◆ **Problem details**
Make an exact copy of all the material below, apart from the pictures.

◆ **Code that draws figures**
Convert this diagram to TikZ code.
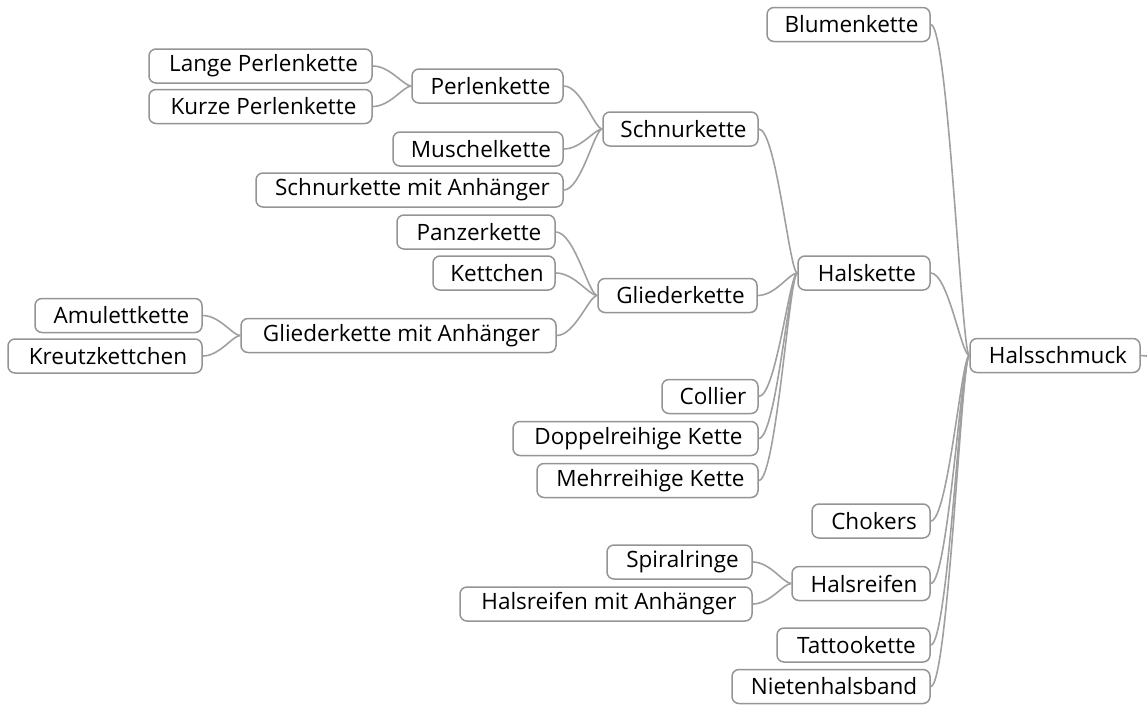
\documentclass[tikz,border=0pt]{standalone}
\usepackage{fontspec}
\setmainfont{Open Sans}
\usetikzlibrary{calc}
\definecolor{boxgray}{RGB}{148,148,148}
\definecolor{linkgray}{RGB}{160,160,160}
\tikzset{
  topic/.style={draw=boxgray, line width=1.5pt, rounded corners=7pt, fill=white,
    minimum height=34pt, inner xsep=0pt, inner ysep=0pt, text=black,
    font=\fontsize{22.5}{27}\selectfont,
    execute at begin node={\hspace*{6pt}}},
  branch/.style={draw=linkgray, line width=1.6pt},
}
% curved branch from the right side of a child topic to the left side of its parent
\newcommand\linkto[2]{%
  \draw[branch] let \p1=(#1.east), \p2=(#2.west) in
    (\p1) .. controls ({\x1+0.45*(\x2-\x1)},\y1) and ({\x1+0.8*(\x2-\x1)},\y2) .. (\p2);}
\begin{document}
\begin{tikzpicture}[x=1pt,y=-1pt]
\useasboundingbox (0,0) rectangle (1147,704);

% root and first level
\node[topic, minimum width=170pt] (halsschmuck) at (1055,355.5) {Halsschmuck};
\node[topic, minimum width=163pt] (blumen) at (848.5,24.5) {Blumenkette};
\node[topic, minimum width=132pt] (halskette) at (864,273) {Halskette};
\node[topic, minimum width=118pt] (chokers) at (871,521) {Chokers};
\node[topic, minimum width=138pt] (halsreifen) at (861,583.5) {Halsreifen};
\node[topic, minimum width=153pt] (tattoo) at (853.5,645) {Tattookette};
\node[topic, minimum width=198pt] (nieten) at (831,686.5) {Nietenhalsband};

% Halskette branch
\node[topic, minimum width=155pt] (schnur) at (680.5,129) {Schnurkette};
\node[topic, minimum width=159pt] (glieder) at (677.5,295.5) {Gliederkette};
\node[topic, minimum width=96pt] (collier) at (710,396.5) {Collier};
\node[topic, minimum width=245pt] (doppel) at (635.5,438.5) {Doppelreihige Kette};
\node[topic, minimum width=221pt] (mehr) at (647.5,480.5) {Mehrreihige Kette};

% Schnurkette branch
\node[topic, minimum width=151pt] (perlen) at (487.5,86) {Perlenkette};
\node[topic, minimum width=170pt] (muschel) at (478,149) {Muschelkette};
\node[topic, minimum width=307pt] (schnuranh) at (409.5,190) {Schnurkette mit Anhänger};
\node[topic, minimum width=223pt] (lange) at (260.5,66) {Lange Perlenkette};
\node[topic, minimum width=223pt] (kurze) at (260.5,106.5) {Kurze Perlenkette};

% Gliederkette branch
\node[topic, minimum width=158pt] (panzer) at (476,232) {Panzerkette};
\node[topic, minimum width=122pt] (kettchen) at (494,273) {Kettchen};
\node[topic, minimum width=315pt] (gliederanh) at (398.5,335.5) {Gliederkette mit Anhänger};
\node[topic, minimum width=167pt] (amulett) at (118.5,315.5) {Amulettkette};
\node[topic, minimum width=194pt] (kreutz) at (105,356) {Kreutzkettchen};

% Halsreifen branch
\node[topic, minimum width=145pt] (spiral) at (679.5,562) {Spiralringe};
\node[topic, minimum width=292pt] (reifenanh) at (606,604) {Halsreifen mit Anhänger};

% connectors
\linkto{lange}{perlen}
\linkto{kurze}{perlen}
\linkto{perlen}{schnur}
\linkto{muschel}{schnur}
\linkto{schnuranh}{schnur}
\linkto{amulett}{gliederanh}
\linkto{kreutz}{gliederanh}
\linkto{panzer}{glieder}
\linkto{kettchen}{glieder}
\linkto{gliederanh}{glieder}
\linkto{schnur}{halskette}
\linkto{glieder}{halskette}
\linkto{collier}{halskette}
\linkto{doppel}{halskette}
\linkto{mehr}{halskette}
\linkto{spiral}{halsreifen}
\linkto{reifenanh}{halsreifen}
\linkto{blumen}{halsschmuck}
\linkto{halskette}{halsschmuck}
\linkto{chokers}{halsschmuck}
\linkto{halsreifen}{halsschmuck}
\linkto{tattoo}{halsschmuck}
\linkto{nieten}{halsschmuck}

% branch leaving the root to the right
\coordinate (rootout) at (1147,356);
\draw[branch] (halsschmuck.east) -- (rootout);
\end{tikzpicture}
\end{document}
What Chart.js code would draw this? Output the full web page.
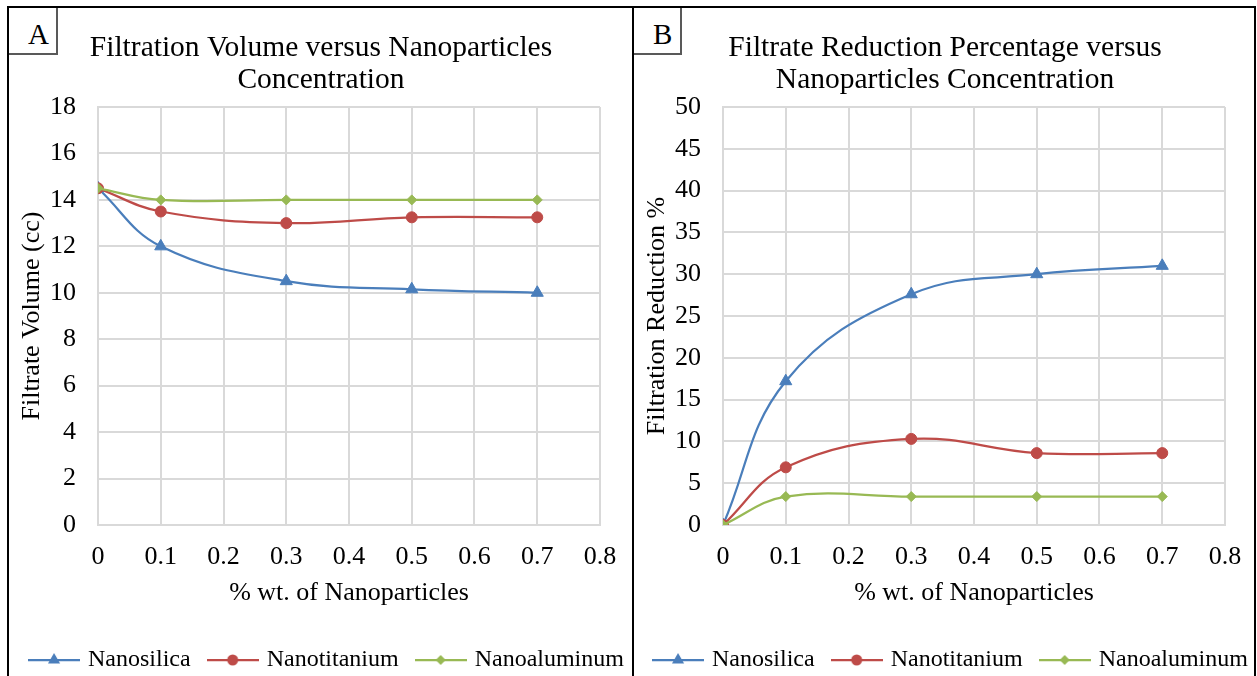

◆ **Answer below**
Convert this diagram to TikZ code.
\documentclass[tikz,border=0pt]{standalone}
\usepackage{fontspec}
\setmainfont{Open Sans}
\usetikzlibrary{calc}
\definecolor{boxgray}{RGB}{148,148,148}
\definecolor{linkgray}{RGB}{160,160,160}
\tikzset{
  topic/.style={draw=boxgray, line width=1.5pt, rounded corners=7pt, fill=white,
    minimum height=34pt, inner xsep=0pt, inner ysep=0pt, text=black,
    font=\fontsize{22.5}{27}\selectfont,
    execute at begin node={\hspace*{6pt}}},
  branch/.style={draw=linkgray, line width=1.6pt},
}
% curved branch from the right side of a child topic to the left side of its parent
\newcommand\linkto[2]{%
  \draw[branch] let \p1=(#1.east), \p2=(#2.west) in
    (\p1) .. controls ({\x1+0.45*(\x2-\x1)},\y1) and ({\x1+0.8*(\x2-\x1)},\y2) .. (\p2);}
\begin{document}
\begin{tikzpicture}[x=1pt,y=-1pt]
\useasboundingbox (0,0) rectangle (1147,704);

% root and first level
\node[topic, minimum width=170pt] (halsschmuck) at (1055,355.5) {Halsschmuck};
\node[topic, minimum width=163pt] (blumen) at (848.5,24.5) {Blumenkette};
\node[topic, minimum width=132pt] (halskette) at (864,273) {Halskette};
\node[topic, minimum width=118pt] (chokers) at (871,521) {Chokers};
\node[topic, minimum width=138pt] (halsreifen) at (861,583.5) {Halsreifen};
\node[topic, minimum width=153pt] (tattoo) at (853.5,645) {Tattookette};
\node[topic, minimum width=198pt] (nieten) at (831,686.5) {Nietenhalsband};

% Halskette branch
\node[topic, minimum width=155pt] (schnur) at (680.5,129) {Schnurkette};
\node[topic, minimum width=159pt] (glieder) at (677.5,295.5) {Gliederkette};
\node[topic, minimum width=96pt] (collier) at (710,396.5) {Collier};
\node[topic, minimum width=245pt] (doppel) at (635.5,438.5) {Doppelreihige Kette};
\node[topic, minimum width=221pt] (mehr) at (647.5,480.5) {Mehrreihige Kette};

% Schnurkette branch
\node[topic, minimum width=151pt] (perlen) at (487.5,86) {Perlenkette};
\node[topic, minimum width=170pt] (muschel) at (478,149) {Muschelkette};
\node[topic, minimum width=307pt] (schnuranh) at (409.5,190) {Schnurkette mit Anhänger};
\node[topic, minimum width=223pt] (lange) at (260.5,66) {Lange Perlenkette};
\node[topic, minimum width=223pt] (kurze) at (260.5,106.5) {Kurze Perlenkette};

% Gliederkette branch
\node[topic, minimum width=158pt] (panzer) at (476,232) {Panzerkette};
\node[topic, minimum width=122pt] (kettchen) at (494,273) {Kettchen};
\node[topic, minimum width=315pt] (gliederanh) at (398.5,335.5) {Gliederkette mit Anhänger};
\node[topic, minimum width=167pt] (amulett) at (118.5,315.5) {Amulettkette};
\node[topic, minimum width=194pt] (kreutz) at (105,356) {Kreutzkettchen};

% Halsreifen branch
\node[topic, minimum width=145pt] (spiral) at (679.5,562) {Spiralringe};
\node[topic, minimum width=292pt] (reifenanh) at (606,604) {Halsreifen mit Anhänger};

% connectors
\linkto{lange}{perlen}
\linkto{kurze}{perlen}
\linkto{perlen}{schnur}
\linkto{muschel}{schnur}
\linkto{schnuranh}{schnur}
\linkto{amulett}{gliederanh}
\linkto{kreutz}{gliederanh}
\linkto{panzer}{glieder}
\linkto{kettchen}{glieder}
\linkto{gliederanh}{glieder}
\linkto{schnur}{halskette}
\linkto{glieder}{halskette}
\linkto{collier}{halskette}
\linkto{doppel}{halskette}
\linkto{mehr}{halskette}
\linkto{spiral}{halsreifen}
\linkto{reifenanh}{halsreifen}
\linkto{blumen}{halsschmuck}
\linkto{halskette}{halsschmuck}
\linkto{chokers}{halsschmuck}
\linkto{halsreifen}{halsschmuck}
\linkto{tattoo}{halsschmuck}
\linkto{nieten}{halsschmuck}

% branch leaving the root to the right
\coordinate (rootout) at (1147,356);
\draw[branch] (halsschmuck.east) -- (rootout);
\end{tikzpicture}
\end{document}
What Chart.js code would draw this? Output the full web page.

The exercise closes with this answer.